EXERCISE: Extract word for word the lines of the listing from its start to the line holding "import plotly.graph_objects as go", both ends kept; pictures are not part of the copy.

GIVEN DATA:
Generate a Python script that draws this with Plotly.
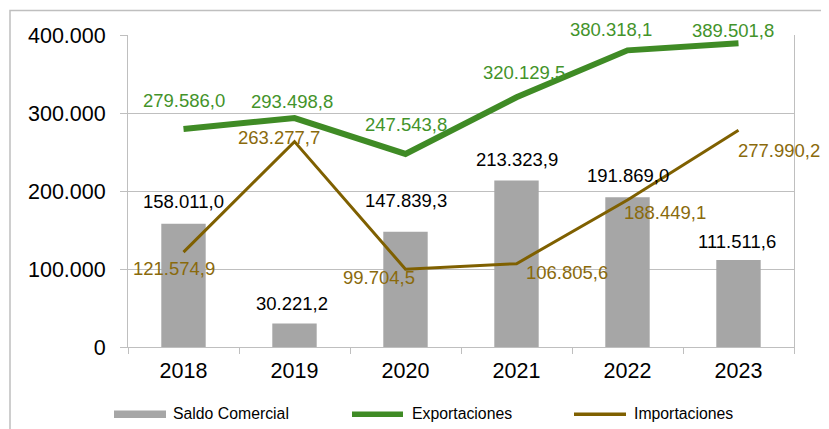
import plotly.graph_objects as go

# ---- data ----
years = ["2018", "2019", "2020", "2021", "2022", "2023"]
saldo = [158011.0, 30221.2, 147839.3, 213323.9, 191869.0, 111511.6]
exportaciones = [279586.0, 293498.8, 247543.8, 320129.5, 380318.1, 389501.8]
importaciones = [121574.9, 263277.7, 99704.5, 106805.6, 188449.1, 277990.2]
series_names = ["Saldo Comercial", "Exportaciones", "Importaciones"]
y_ticks = [0, 100000, 200000, 300000, 400000]

# ---- style ----
OFF = 8  # page body margin
W, H = 829 - OFF, 429 - OFF
PL, PT, PW, PH = 128, 35, 666, 312  # plot area in screenshot pixels
ML, MT = PL - OFF, PT - OFF
MR, MB = W - ML - PW, H - MT - PH
FONT = "Liberation Sans, Arial, sans-serif"
C_BAR = "#a6a6a6"
C_EXP = "#3f8b25"
C_IMP = "#7f6000"
C_EXP_TXT = "#43932a"
C_IMP_TXT = "#8a6a0c"
C_GRID = "#bfbfbf"

# label offsets in pixels (dx right, dy up)
exp_off = [(0, 28), (-3, 17), (0, 29), (7, 25), (-17, 21), (-6, 13)]
imp_off = [(-10, -16), (-16, 4), (-27, -8), (50, -9), (37, -12), (40, -20)]
sal_off = [(0, 22), (-3, 20), (0, 31), (0, 21), (0, 22), (-2, 19)]


def fmt(v):
    s = f"{v:,.1f}"
    return s.replace(",", "X").replace(".", ",").replace("X", ".")


def px(x):
    return (x - PL) / PW


def py(y):
    return (PT + PH - y) / PH


fig = go.Figure()
fig.add_trace(go.Bar(x=years, y=saldo, name=series_names[0], marker_color=C_BAR,
                     marker_line_width=0, showlegend=False))
fig.add_trace(go.Scatter(x=years, y=exportaciones, name=series_names[1], mode="lines",
                         line=dict(color=C_EXP, width=6), showlegend=False))
fig.add_trace(go.Scatter(x=years, y=importaciones, name=series_names[2], mode="lines",
                         line=dict(color=C_IMP, width=3), showlegend=False))

ann = []
for i, yr in enumerate(years):
    # category axis: annotation x given as category index
    ann.append(dict(x=i, y=exportaciones[i], text=fmt(exportaciones[i]), showarrow=False,
                    xshift=exp_off[i][0], yshift=exp_off[i][1],
                    font=dict(size=18.5, color=C_EXP_TXT, family=FONT)))
    ann.append(dict(x=i, y=importaciones[i], text=fmt(importaciones[i]), showarrow=False,
                    xshift=imp_off[i][0], yshift=imp_off[i][1],
                    font=dict(size=18.5, color=C_IMP_TXT, family=FONT)))
    ann.append(dict(x=i, y=saldo[i], text=fmt(saldo[i]), showarrow=False,
                    xshift=sal_off[i][0], yshift=sal_off[i][1],
                    font=dict(size=18.5, color="#000000", family=FONT)))

# outer frame + custom legend
shapes = [
    dict(type="rect", xref="paper", yref="paper", x0=px(10), x1=px(900), y0=py(10.5), y1=py(500),
         line=dict(color=C_GRID, width=1.5), fillcolor="rgba(0,0,0,0)", layer="below"),
    dict(type="rect", xref="paper", yref="paper", x0=px(114), x1=px(166), y0=py(418), y1=py(410.5),
         line=dict(width=0), fillcolor=C_BAR),
    dict(type="line", xref="paper", yref="paper", x0=px(352), x1=px(403), y0=py(414.3), y1=py(414.3),
         line=dict(color=C_EXP, width=5.5)),
    dict(type="line", xref="paper", yref="paper", x0=px(574), x1=px(626), y0=py(414.3), y1=py(414.3),
         line=dict(color=C_IMP, width=3.5)),
]
for name, xp in zip(series_names, [171, 410, 632]):
    ann.append(dict(xref="paper", yref="paper", x=px(xp), y=py(414), text=name, showarrow=False,
                    xanchor="left", yanchor="middle", font=dict(size=15.8, color="#000000", family=FONT)))

fig.update_layout(
    width=W, height=H,
    margin=dict(l=ML, r=MR, t=MT, b=MB, autoexpand=False),
    paper_bgcolor="white", plot_bgcolor="white",
    font=dict(family=FONT, color="#000000"),
    separators=",.",
    bargap=0.6,
    showlegend=False,
    annotations=ann,
    shapes=shapes,
    xaxis=dict(type="category", range=[-0.5, len(years) - 0.5], showline=True, linecolor=C_GRID,
               linewidth=1, ticks="outside", tickson="boundaries", ticklen=6, tickcolor=C_GRID,
               showgrid=False, tickangle=0, tickfont=dict(size=21.5, color="#000000"),
               ticklabelstandoff=4),
    yaxis=dict(range=[0, 400000], tickvals=y_ticks, tickformat=",d",
               showline=True, mirror=True, linecolor=C_GRID, linewidth=1,
               ticks="outside", ticklen=7, tickcolor=C_GRID,
               showgrid=True, gridcolor=C_GRID, gridwidth=1, zeroline=False,
               tickfont=dict(size=21.5, color="#000000"), ticklabelstandoff=10),
)

fig.write_html("out.html")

RESPONSE BELOW:
Generate a Python script that draws this with Plotly.
import plotly.graph_objects as go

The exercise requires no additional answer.